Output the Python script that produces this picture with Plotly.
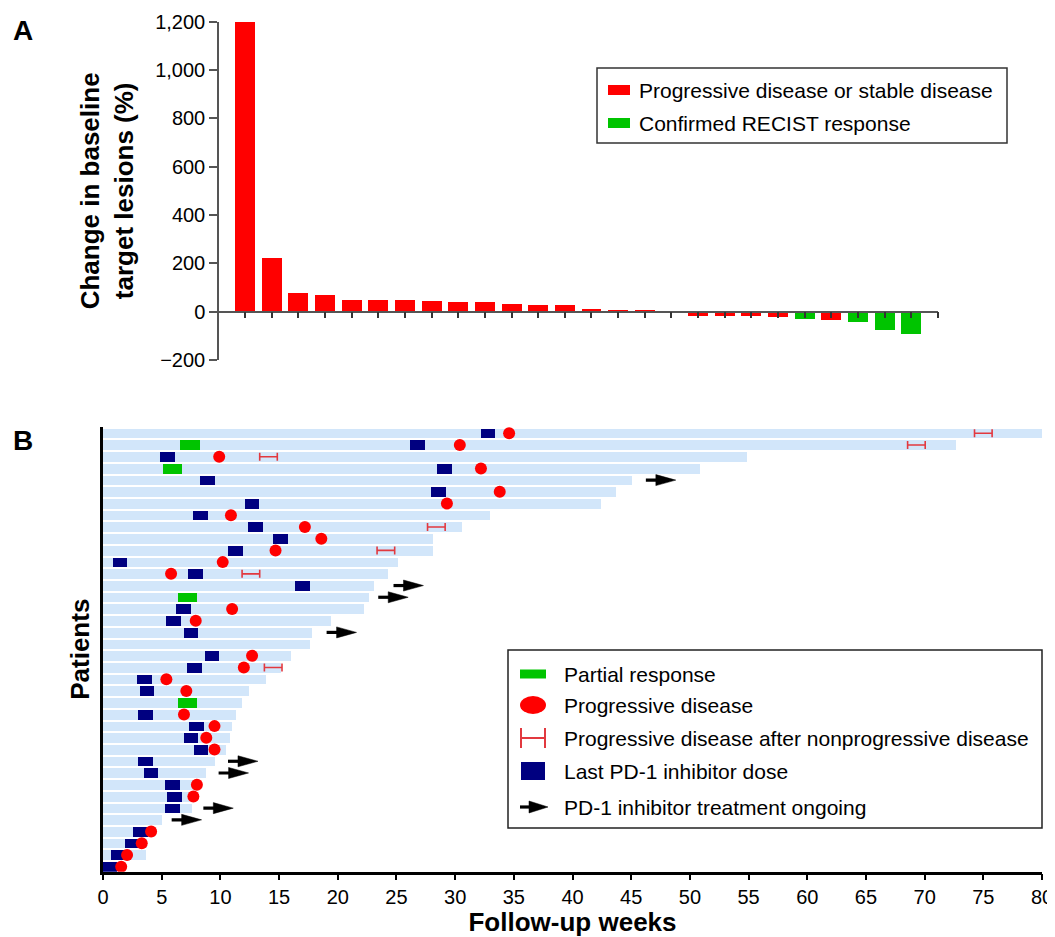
import plotly.graph_objects as go

# page body margin of the browser (8 px) is compensated for
PAGE_OFF = 8
W, H = 1055 - PAGE_OFF, 937 - PAGE_OFF

# ---------------- Panel A data ----------------
a_values = [1200, 225, 80, 69, 51, 51, 48, 44, 42, 40, 32, 29, 29, 11, 8, 6,
            -6, -15, -17, -17, -19, -28, -35, -40, -76, -90]
a_response = ["PD/SD"] * 21 + ["RECIST", "PD/SD", "RECIST", "RECIST", "RECIST"]
a_ytickvals = [-200, 0, 200, 400, 600, 800, 1000, 1200]
a_yticktext = ["\u2212200", "0", "200", "400", "600", "800", "1,000", "1,200"]
a_legend = ["Progressive disease or stable disease", "Confirmed RECIST response"]

# ---------------- Panel B data (patients, top to bottom) ----------------
b_followup = [80.0, 72.7, 54.9, 50.9, 45.1, 43.7, 42.4, 33.0, 30.6, 28.1,
              28.1, 25.1, 24.3, 23.1, 22.7, 22.2, 19.4, 17.8, 17.6, 16.0,
              15.2, 13.9, 12.4, 11.8, 11.3, 11.0, 10.8, 10.5, 9.5, 8.8,
              8.2, 7.8, 7.6, 5.0, 4.4, 3.75, 3.7, 1.6]
b_last_dose = [32.8, 26.8, 5.5, 29.1, 8.9, 28.6, 12.7, 8.3, 13.0, 15.1,
               11.3, 1.45, 7.9, 17.0, None, 6.85, 6.0, 7.5, None, 9.3,
               7.8, 3.55, 3.75, None, 3.6, 7.95, 7.5, 8.35, 3.6, 4.1,
               5.9, 6.1, 5.9, None, 3.2, 2.5, 1.3, 0.6]
b_progression = [34.6, 30.4, 9.9, 32.2, None, 33.8, 29.3, 10.9, 17.2, 18.6,
                 14.7, 10.2, 5.8, None, None, 11.0, 7.9, None, None, 12.7,
                 12.0, 5.4, 7.1, None, 6.9, 9.5, 8.8, 9.5, None, None,
                 8.0, 7.7, None, None, 4.1, 3.3, 2.05, 1.55]
b_partial_response = [None, 7.4, None, 5.9, None, None, None, None, None, None,
                      None, None, None, None, 7.2, None, None, None, None, None,
                      None, None, None, 7.2, None, None, None, None, None, None,
                      None, None, None, None, None, None, None, None]
b_pd_after_nonpd = [75.0, 69.3, 14.1, None, None, None, None, None, 28.4, None,
                    24.1, None, 12.6, None, None, None, None, None, None, None,
                    14.5, None, None, None, None, None, None, None, None, None,
                    None, None, None, None, None, None, None, None]
b_ongoing_tip = [None, None, None, None, 48.8, None, None, None, None, None,
                 None, None, None, 27.3, 26.0, None, None, 21.6, None, None,
                 None, None, None, None, None, None, None, None, 13.2, 12.4,
                 None, None, 11.1, 8.4, None, None, None, None]
b_xtickvals = list(range(0, 81, 5))
b_legend = ["Partial response", "Progressive disease",
            "Progressive disease after nonprogressive disease",
            "Last PD-1 inhibitor dose", "PD-1 inhibitor treatment ongoing"]

# ---------------- styles ----------------
RED = "#ff0000"
GREEN = "#00c400"
NAVY = "#000080"
LIGHT = "#d2e6fa"
HRED = "#e2393f"
FONT = "Liberation Sans, Arial, sans-serif"


def fx(px):
    return (px - PAGE_OFF) / W


def fy(py):
    return 1 - (py - PAGE_OFF) / H


n_rows = len(b_followup)
rows_y = [n_rows - i for i in range(n_rows)]


def pick(vals):
    ys, xs = [], []
    for yv, xv in zip(rows_y, vals):
        if xv is not None:
            ys.append(yv)
            xs.append(xv)
    return ys, xs


fig = go.Figure()

# ---- Panel A bars ----
red_x = [k for k, r in enumerate(a_response) if r == "PD/SD"]
green_x = [k for k, r in enumerate(a_response) if r == "RECIST"]
fig.add_trace(go.Bar(x=red_x, y=[a_values[k] for k in red_x], width=0.75,
                     marker=dict(color=RED, line=dict(width=0)),
                     name=a_legend[0], showlegend=False, xaxis="x", yaxis="y"))
fig.add_trace(go.Bar(x=green_x, y=[a_values[k] for k in green_x], width=0.75,
                     marker=dict(color=GREEN, line=dict(width=0)),
                     name=a_legend[1], showlegend=False, xaxis="x", yaxis="y"))

# ---- Panel B swimmer bars ----
BW = 0.84
fig.add_trace(go.Bar(orientation="h", y=rows_y, x=b_followup, base=0, width=BW,
                     marker=dict(color=LIGHT, line=dict(width=0)),
                     name="Follow-up", showlegend=False, xaxis="x2", yaxis="y2"))

gy, gx = pick(b_partial_response)
GW = 1.65
fig.add_trace(go.Bar(orientation="h", y=gy, x=[GW] * len(gx), base=[v - GW / 2 for v in gx],
                     width=BW, marker=dict(color=GREEN, line=dict(width=0)),
                     name=b_legend[0], showlegend=False, xaxis="x2", yaxis="y2"))

sy, sx = pick(b_last_dose)
SW = 1.25
fig.add_trace(go.Bar(orientation="h", y=sy, x=[SW] * len(sx), base=[v - SW / 2 for v in sx],
                     width=BW, marker=dict(color=NAVY, line=dict(width=0)),
                     name=b_legend[3], showlegend=False, xaxis="x2", yaxis="y2"))

py_, px_ = pick(b_progression)
fig.add_trace(go.Scatter(x=px_, y=py_, mode="markers",
                         marker=dict(symbol="circle", size=12, color=RED, line=dict(width=0)),
                         name=b_legend[1], showlegend=False, xaxis="x2", yaxis="y2"))

hy, hx = pick(b_pd_after_nonpd)
fig.add_trace(go.Scatter(x=hx, y=hy, mode="markers",
                         marker=dict(size=2, color=HRED, opacity=0),
                         error_x=dict(type="data", array=[0.75] * len(hx), symmetric=True,
                                      color=HRED, thickness=1.6, width=4),
                         name=b_legend[2], showlegend=False, xaxis="x2", yaxis="y2"))

ay, ax = pick(b_ongoing_tip)
SHAFT_LEN, HEAD_LEN, HEAD_H = 2.55, 1.7, 0.47
shaft_x, shaft_y, head_x, head_y = [], [], [], []
for yv, tip in zip(ay, ax):
    shaft_x += [tip - SHAFT_LEN, tip - HEAD_LEN + 0.2, None]
    shaft_y += [yv, yv, None]
    head_x += [tip, tip - HEAD_LEN, tip - HEAD_LEN, tip, None]
    head_y += [yv, yv + HEAD_H, yv - HEAD_H, yv, None]
fig.add_trace(go.Scatter(x=shaft_x, y=shaft_y, mode="lines",
                         line=dict(color="black", width=3.2),
                         name=b_legend[4], showlegend=False, xaxis="x2", yaxis="y2"))
fig.add_trace(go.Scatter(x=head_x, y=head_y, mode="lines", fill="toself",
                         fillcolor="black", line=dict(color="black", width=0.5),
                         name=b_legend[4], showlegend=False, xaxis="x2", yaxis="y2"))

# ---------------- axes ----------------
a_xdom = [fx(219), fx(938)]
a_ydom = [fy(360), fy(21.7)]
a_yrange = [-200, 1200]
zero_pos = a_ydom[0] + (0 - a_yrange[0]) / (a_yrange[1] - a_yrange[0]) * (a_ydom[1] - a_ydom[0])

b_xdom = [fx(103), fx(1042)]
b_ydom = [fy(871.7), fy(426.7)]

fig.update_layout(
    width=W, height=H, autosize=False,
    margin=dict(l=0, r=0, t=0, b=0),
    paper_bgcolor="white", plot_bgcolor="white",
    barmode="overlay", bargap=0,
    font=dict(family=FONT, color="black", size=20),
    xaxis=dict(domain=a_xdom, range=[-0.975, len(a_values)], anchor="free",
               position=zero_pos, tickvals=list(range(len(a_values) + 1)),
               showticklabels=False, ticks="outside", ticklen=6, tickwidth=1.5,
               tickcolor="#333", showline=True, linecolor="#555", linewidth=1.5,
               showgrid=False, zeroline=False, automargin=False),
    yaxis=dict(domain=a_ydom, range=a_yrange, tickvals=a_ytickvals, ticktext=a_yticktext,
               ticks="outside", ticklen=8, tickwidth=1.5, tickcolor="#555",
               showline=True, linecolor="#555", linewidth=1.5, showgrid=False,
               zeroline=False, automargin=False, anchor="x",
               tickfont=dict(size=20, family=FONT),
               title=dict(text="Change in baseline<br>target lesions (%)",
                          font=dict(size=26, family=FONT, weight="bold"), standoff=14)),
    xaxis2=dict(domain=b_xdom, range=[0, 80], tickvals=b_xtickvals, anchor="y2",
                ticks="outside", ticklen=6, tickwidth=1.5, tickcolor="black",
                showline=True, linecolor="black", linewidth=2.5, showgrid=False,
                zeroline=False, automargin=False, tickfont=dict(size=20, family=FONT),
                title=dict(text="Follow-up weeks",
                           font=dict(size=26, family=FONT, weight="bold"), standoff=8)),
    yaxis2=dict(domain=b_ydom, range=[0.573, 38.56], anchor="x2",
                showticklabels=False, ticks="", showline=True, linecolor="black",
                linewidth=2.5, showgrid=False, zeroline=False, automargin=False,
                title=dict(text="Patients", font=dict(size=26, family=FONT, weight="bold"),
                           standoff=4)),
)

shapes = []
annotations = []

# panel labels
annotations.append(dict(x=fx(23), y=fy(30), xref="paper", yref="paper", text="<b>A</b>",
                        showarrow=False, font=dict(size=28, family=FONT),
                        xanchor="center", yanchor="middle"))
annotations.append(dict(x=fx(23), y=fy(441), xref="paper", yref="paper", text="<b>B</b>",
                        showarrow=False, font=dict(size=28, family=FONT),
                        xanchor="center", yanchor="middle"))

# ---- legend A (drawn) ----
shapes.append(dict(type="rect", xref="paper", yref="paper", x0=fx(597), x1=fx(1007),
                   y0=fy(143), y1=fy(68), line=dict(color="#333", width=1.5),
                   fillcolor="white", layer="above"))
for txt, col, yc in zip(a_legend, [RED, GREEN], [90, 123]):
    shapes.append(dict(type="rect", xref="paper", yref="paper", x0=fx(608), x1=fx(630),
                       y0=fy(yc + 5), y1=fy(yc - 5), line=dict(width=0), fillcolor=col,
                       layer="above"))
    annotations.append(dict(x=fx(637), y=fy(yc), xref="paper", yref="paper", text=txt,
                            showarrow=False, xanchor="left", yanchor="middle",
                            font=dict(size=21, family=FONT)))

# ---- legend B (drawn) ----
shapes.append(dict(type="rect", xref="paper", yref="paper", x0=fx(508), x1=fx(1042),
                   y0=fy(828), y1=fy(650), line=dict(color="#222", width=1.5),
                   fillcolor="white", layer="above"))
ly = [674, 705, 738, 771, 807]
# partial response
shapes.append(dict(type="rect", xref="paper", yref="paper", x0=fx(520), x1=fx(546),
                   y0=fy(ly[0] + 4.5), y1=fy(ly[0] - 4.5), line=dict(width=0),
                   fillcolor=GREEN, layer="above"))
# progressive disease ellipse
shapes.append(dict(type="circle", xref="paper", yref="paper", x0=fx(520), x1=fx(546),
                   y0=fy(ly[1] + 9), y1=fy(ly[1] - 9), line=dict(width=0),
                   fillcolor=RED, layer="above"))
# H symbol
for (x0, y0, x1, y1) in [(520, ly[2], 546, ly[2]), (521, ly[2] - 10, 521, ly[2] + 10),
                         (545, ly[2] - 10, 545, ly[2] + 10)]:
    shapes.append(dict(type="line", xref="paper", yref="paper", x0=fx(x0), x1=fx(x1),
                       y0=fy(y0), y1=fy(y1), line=dict(color=HRED, width=2), layer="above"))
# last dose square
shapes.append(dict(type="rect", xref="paper", yref="paper", x0=fx(521), x1=fx(545),
                   y0=fy(ly[3] + 9), y1=fy(ly[3] - 9), line=dict(width=0),
                   fillcolor=NAVY, layer="above"))
# arrow
shapes.append(dict(type="line", xref="paper", yref="paper", x0=fx(520), x1=fx(532),
                   y0=fy(ly[4]), y1=fy(ly[4]), line=dict(color="black", width=3.2),
                   layer="above"))
shapes.append(dict(type="path", xref="paper", yref="paper",
                   path="M {:.5f} {:.5f} L {:.5f} {:.5f} L {:.5f} {:.5f} Z".format(
                       fx(548), fy(ly[4]), fx(529), fy(ly[4] - 6), fx(529), fy(ly[4] + 6)),
                   fillcolor="black", line=dict(color="black", width=0.5), layer="above"))
for txt, yc in zip(b_legend, ly):
    annotations.append(dict(x=fx(562), y=fy(yc), xref="paper", yref="paper", text=txt,
                            showarrow=False, xanchor="left", yanchor="middle",
                            font=dict(size=21, family=FONT)))

fig.update_layout(shapes=shapes, annotations=annotations)

fig.write_html("out.html")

*Short problem*:
Pictures are excluded: retype only the lines from the beginning of the listing above through the line with "disease or stable", both included.

*Solution for this exercise*:
Output the Python script that produces this picture with Plotly.
import plotly.graph_objects as go

# page body margin of the browser (8 px) is compensated for
PAGE_OFF = 8
W, H = 1055 - PAGE_OFF, 937 - PAGE_OFF

# ---------------- Panel A data ----------------
a_values = [1200, 225, 80, 69, 51, 51, 48, 44, 42, 40, 32, 29, 29, 11, 8, 6,
            -6, -15, -17, -17, -19, -28, -35, -40, -76, -90]
a_response = ["PD/SD"] * 21 + ["RECIST", "PD/SD", "RECIST", "RECIST", "RECIST"]
a_ytickvals = [-200, 0, 200, 400, 600, 800, 1000, 1200]
a_yticktext = ["\u2212200", "0", "200", "400", "600", "800", "1,000", "1,200"]
a_legend = ["Progressive disease or stable disease", "Confirmed RECIST response"]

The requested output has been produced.